Simply put, history.  Henley has proved he can sing country music.  Songs such as "The Best of My Love," "Lyin' Eyes," "Hollywood Waltz," "Saturday Night," and "Midnight Flyer" showed the country side of the Eagles.  When their second album, the concept album Desperado, came out fellow Eagle Glenn Frey referred to it as "a[n] (explicit deleted) cowboy record."  While nothing was further from the truth (seriously, "Out of Control" is only country if you're referring to the George Jones song by that title, NOT the song on the Desperado album), there were times in the mid-70's when the Eagles were doing as well on the country singles charts as they did on the rock charts.  They didn't particularly care for the term at the time, but they were considered the most successful of the "country-rock" acts that began in the late 1960's with the Byrds' landmark Sweetheart of the Rodeo album.

Henley's solo career, easily the most successful solo Eagle in terms of both commercial and critical success (I believe he's the only solo Eagle with a Grammy), left the "country rock" in the dust.  I Can't Stand Still was a rock album, start to finish.  Even his cover of "The Uncloudy Day," which he was inspired to include thanks to Willie Nelson's rendition, was reggae, not country.  The next album, Building the Perfect Beast, rocked even harder...and began to reflect the popularity of synthesizers.  

But there was a definite, undeniable country flavor to several Eagles songs in Henley's "first career."  Additionally, Henley grew up in eastern Texas, two counties away from Country Hall of Famers Tex Ritter and Jim Reeves' birthplaces in Panola County, where he was exposed to country music as a child -- real country music, not whatever Bret Michaels must think passes as "country music."  The 1969 album Shiloh, which first introduced the world to Don Henley, contained country elements (especially the hilarious "Down on the Farm," by future Pinkard & Bowden member Richard Bowden).  The Eagles formed while the various members did a stint backing Linda Ronstadt in her country era (remember, she covered Wayne Raney's "We Need a Whole Lot More of Jesus [And a Lot Less Rock and Roll]" on Hand Sown...Home Grown [let's see Mr.
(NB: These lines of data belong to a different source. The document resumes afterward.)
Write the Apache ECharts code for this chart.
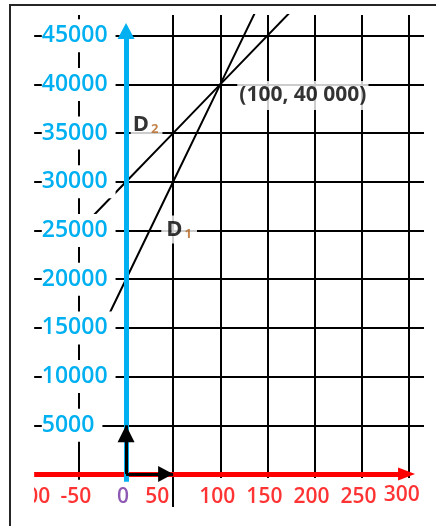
<!DOCTYPE html>
<html>
<head>
<meta charset="utf-8">
<script src="https://cdn.jsdelivr.net/npm/echarts@6/dist/echarts.min.js"></script>
<style>
  html, body { margin: 0; padding: 0; background: #fff; }
  #chart { width: 436px; height: 526px; }
</style>
</head>
<body>
<div id="chart"></div>
<script>
// tick values of both axes
const xTicks = [-100, -50, 0, 50, 100, 150, 200, 250, 300];
const yTicks = [5000, 10000, 15000, 20000, 25000, 30000, 35000, 40000, 45000];

// the two lines
// D1 : y = 200x + 20000   D2 : y = 100x + 30000
const d1Points = [[-19, 16200], [50, 30000], [100, 40000], [140, 48000]];
const d2Points = [[-43, 25700], [0, 30000], [50, 35000], [100, 40000], [180, 48000]];

// intersection and its label
const crossPoint = [100, 40000];
const crossText = '(100, 40 000)';

// unit vectors drawn at the origin
const unitI = [50, 0];
const unitJ = [0, 5000];

// where the D1 / D2 names sit
const d1LabelAt = [50, 25000];
const d2LabelAt = [25, 35000];

// visible extent of the squared paper
const xLo = -97.5, xHi = 316.2, yTop = 47125;

const FONT = 'Open Sans';
const BLUE = '#00b0f0';
const RED = '#ff0000';

let chart = echarts.init(document.getElementById('chart'));

// squared paper lines
const hLines = yTicks.map(v => [{coord: [xLo, v]}, {coord: [xHi, v]}]);
const vLines = xTicks.filter(v => v !== 0 && v !== -100).map(v => {
  // the 50 line runs down past the x axis, the others stop just under it
  let low = v === 50 ? -3400 : (v === -50 ? -600 : -400);
  return [{coord: [v, low]}, {coord: [v, yTop]}];
});

// x tick labels sit under the red axis (y = 0)
const xLabelData = xTicks.map(v => {
  let dx = -3, dy = 0, color = RED;
  if (v === 0) color = '#7030a0';
  if (v === 50) dx = -16;
  if (v === 300) { dx = -7; dy = -2; }
  return {
    value: [v, 0],
    label: {color: color, offset: [dx, dy]}
  };
});

const option = {
  animation: false,
  backgroundColor: '#fff',
  grid: {
    left: 31.8, right: 12, top: 15, bottom: 3.3,
    outerBoundsMode: 'none',
    containLabel: false
  },
  xAxis: {
    type: 'value',
    min: -100,
    max: xHi,
    interval: 50,
    axisLine: {show: false},
    axisTick: {show: false},
    splitLine: {show: false},
    axisLabel: {show: false}
  },
  yAxis: {
    type: 'value',
    min: -5000,
    max: yTop,
    interval: 5000,
    z: 6,
    axisLine: {show: false, onZero: false},
    axisTick: {show: false},
    splitLine: {show: false},
    axisLabel: {
      inside: true,
      margin: 10,
      showMinLabel: false,
      showMaxLabel: false,
      formatter: v => (v > 0 && v <= 45000) ? '{b|' + v + '}' : '',
      rich: {
        b: {
          color: BLUE, fontSize: 23, fontWeight: 600, fontFamily: FONT,
          backgroundColor: '#fff', padding: [5, 8, 5, 0], lineHeight: 24
        }
      }
    }
  },
  graphic: [
    // the -100 label is cut off on its left side
    {
      type: 'rect', silent: true, z: 100,
      shape: {x: 0, y: 480, width: 34, height: 34},
      style: {fill: '#fff'}
    },
    // frame of the original figure
    {
      type: 'rect', silent: true, z: 101,
      shape: {x: 10, y: 5, width: 500, height: 600},
      style: {fill: 'transparent', stroke: '#262626', lineWidth: 2}
    }
  ],
  series: [
    {
      name: 'paper',
      type: 'line',
      z: 1,
      data: [],
      markLine: {
        silent: true,
        symbol: 'none',
        label: {show: false},
        lineStyle: {color: '#000', width: 2, type: 'solid'},
        data: hLines.concat(vLines)
      }
    },
    {
      name: 'D1',
      type: 'line',
      z: 2,
      symbol: 'none',
      lineStyle: {color: '#000', width: 2},
      data: d1Points
    },
    {
      name: 'D2',
      type: 'line',
      z: 2,
      symbol: 'none',
      lineStyle: {color: '#000', width: 2},
      data: d2Points
    },
    {
      name: 'axes',
      type: 'line',
      z: 3,
      data: [],
      markLine: {
        silent: true,
        label: {show: false},
        symbol: ['none', 'triangle'],
        data: [
          [{coord: [xLo, 0], symbol: 'none', lineStyle: {color: RED, width: 5, type: 'solid'}},
           {coord: [297.7, 0], symbolSize: [13, 17]}],
          [{coord: [0, -800], symbol: 'none', lineStyle: {color: BLUE, width: 5, type: 'solid'}},
           {coord: [0, 45483], symbolSize: [17, 16]}]
        ]
      }
    },
    {
      name: 'units',
      type: 'line',
      z: 4,
      data: [],
      markLine: {
        silent: true,
        label: {show: false},
        symbol: ['none', 'triangle'],
        data: [
          [{coord: [0, 0], symbol: 'none', lineStyle: {color: '#000', width: 3, type: 'solid'}},
           {coord: unitJ, symbolSize: [17, 17], symbolOffset: [0, '50%']}],
          [{coord: [0, 0], symbol: 'none', lineStyle: {color: '#000', width: 3, type: 'solid'}},
           {coord: unitI, symbolSize: [16, 15], symbolOffset: [0, '50%']}]
        ]
      }
    },
    {
      name: 'xLabels',
      type: 'scatter',
      z: 5,
      silent: true,
      symbolSize: 0,
      label: {
        show: true,
        position: 'bottom',
        distance: 11,
        formatter: p => String(p.value[0]),
        fontSize: 21,
        fontWeight: 600,
        fontFamily: FONT,
        lineHeight: 24
      },
      data: xLabelData
    },
    {
      name: 'labels',
      type: 'scatter',
      z: 5,
      silent: true,
      symbolSize: 0,
      data: [
        {
          value: crossPoint,
          label: {
            show: true, position: 'right', distance: 0, offset: [17, 11],
            formatter: crossText,
            color: '#000', fontSize: 21, fontWeight: 'bold', fontFamily: FONT,
            backgroundColor: '#fff', padding: [4, 2, 4, 2]
          }
        },
        {
          value: d1LabelAt,
          label: {
            show: true, position: 'inside', offset: [6, -1],
            formatter: '{d|D}{s|1}',
            backgroundColor: '#fff', padding: [3, 5, 3, 5],
            rich: {
              d: {color: '#000', fontSize: 22, fontWeight: 'bold', fontFamily: FONT, verticalAlign: 'bottom'},
              s: {color: '#b4641e', fontSize: 13, fontWeight: 'bold', fontFamily: FONT, verticalAlign: 'bottom', padding: [0, 0, 0, 2]}
            }
          }
        },
        {
          value: d2LabelAt,
          label: {
            show: true, position: 'inside', offset: [-3, -8],
            formatter: '{d|D}{s|2}',
            backgroundColor: '#fff', padding: [1, 4, 2, 2],
            rich: {
              d: {color: '#000', fontSize: 22, fontWeight: 'bold', fontFamily: FONT, verticalAlign: 'bottom'},
              s: {color: '#b4641e', fontSize: 13, fontWeight: 'bold', fontFamily: FONT, verticalAlign: 'bottom', padding: [0, 0, 0, 2]}
            }
          }
        }
      ]
    }
  ]
};

chart.setOption(option);
</script>
</body>
</html>
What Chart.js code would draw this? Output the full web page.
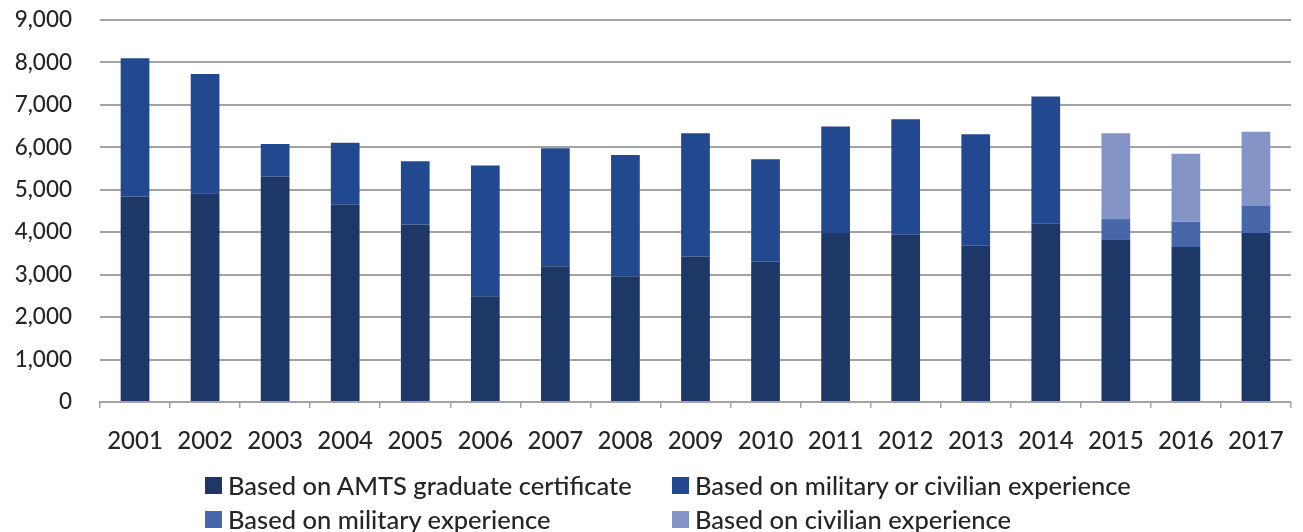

Michaels do a Wayne Raney song!]).  He may not have made every record a country record (if he had he certainly wouldn't be the subject of this blog!), but he does have far better credentials to present than anyone else in rock and roll currently making (or threatening to make) inroads into "country music."

The question now, which won't be answered until the album is released, is how country will this be?  One of the songs on the album is a cover of the Louvin Brothers' classic "When I Stop Dreaming" with Dolly Parton singing along, and other country singers including Vince Gill will be guesting on the album.  (He also has Mick Jagger guesting on one song, so the list of guest stars won't be an accurate indication.)  The problem is that there's a vast difference in what the Eagles were doing as "country music" in the 70's and what is comically presented as "country music" today.  There's not a country music station in America that would play "Lyin' Eyes" today.  It would be dismissed it as "too country."  Is that the country music we'll get from Henley, or will he be rehashing his ballads from The End of the Innocence (the title track to which could probably work well as a country song with different instrumentation backing it) and calling it "country" like the rest of the rock singers...er....country singers today?

Time will tell.  Cass County is tentatively slated for release in the fall of 2015.  Henley said at the preview that the album "is who I am."  Let's hope "who he is" is Texas country, not Nashville schlock.